After his retirement some political operatives attempted to capitalize on his hero image, pressing him to run for the U.S. Senate. Schwarzkopf turned down the opportunity, insisting that he would make a “lousy politician.”

Born in 1934, H. Norman Schwarzkopf was named after his father, a West Point graduate who served in World War I before heading up the New Jersey state police and, famously, leading the investigation into the kidnapping and death of Charles Lindbergh’s infant son. The younger Schwarzkopf recalled that “the day I was born, my father said … ‘That boy is going to West Point.’ And that’s the only thing I ever heard my entire young life.”
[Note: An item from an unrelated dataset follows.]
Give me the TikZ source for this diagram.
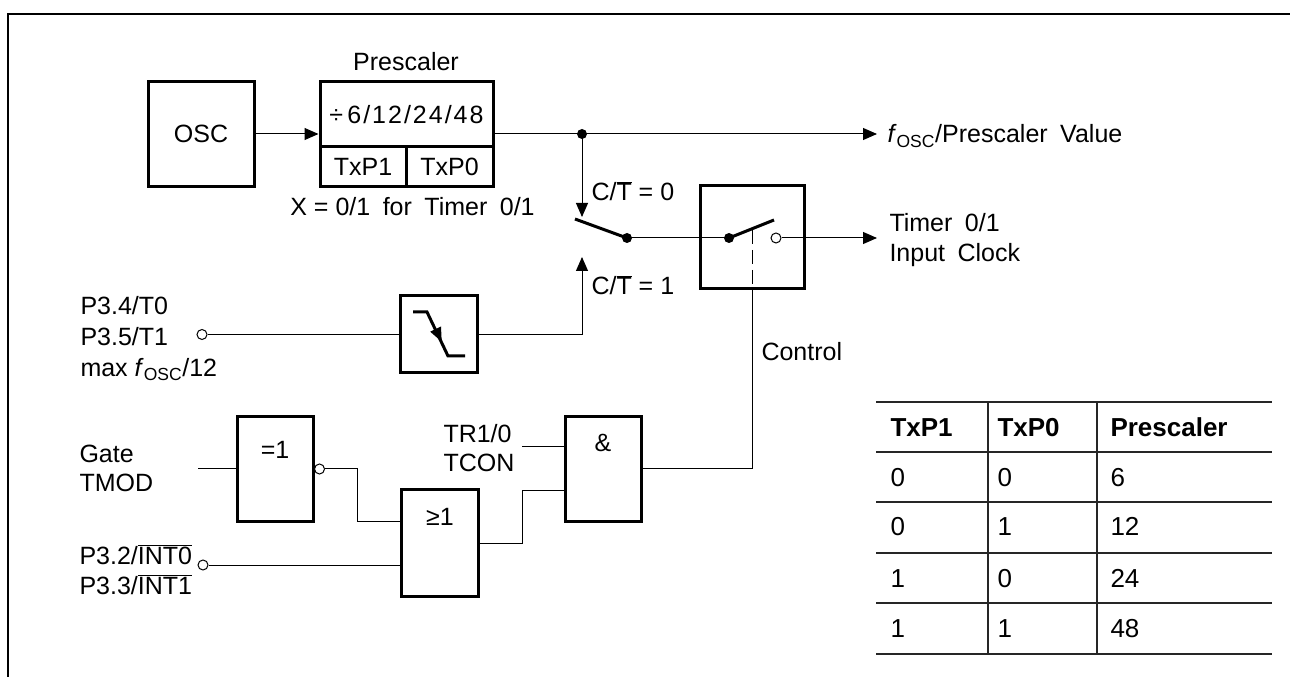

After graduating from West Point, Schwarzkopf served two tours in Vietnam, where he was awarded three Silver Stars. In 1983, he also led troops during the U.S. invasion of Grenada.

On his early military service Schwarzkopf wrote: “I prided myself on being unflappable even in the most chaotic of circumstances. That guise lasted until Vietnam, where I realized that I was dealing with human lives and if one were lost, it could never be replaced. I quickly learned that there was nothing wrong with being emotional.”

In 1992 he told CNN’s Larry King that “I hate war. Absolutely, I hate war. Good generalship is a realization that … you’ve got to try and figure out how to accomplish your mission with a minimum loss of human life.”

After his Desert Storm command, reported Fox News, Schwarzkopf “was knighted by Queen Elizabeth II and honored with decorations from France, Britain, Belgium, Kuwait, Saudi Arabia, the United Arab Emirates, Qatar and Bahrain.”

Looking back on his life, Schwarzkopf said that “I may have made my reputation as a general in the Army and I’m very proud of that. But I’ve always felt that I was more than one-dimensional. I’d like to think I’m a caring human being.”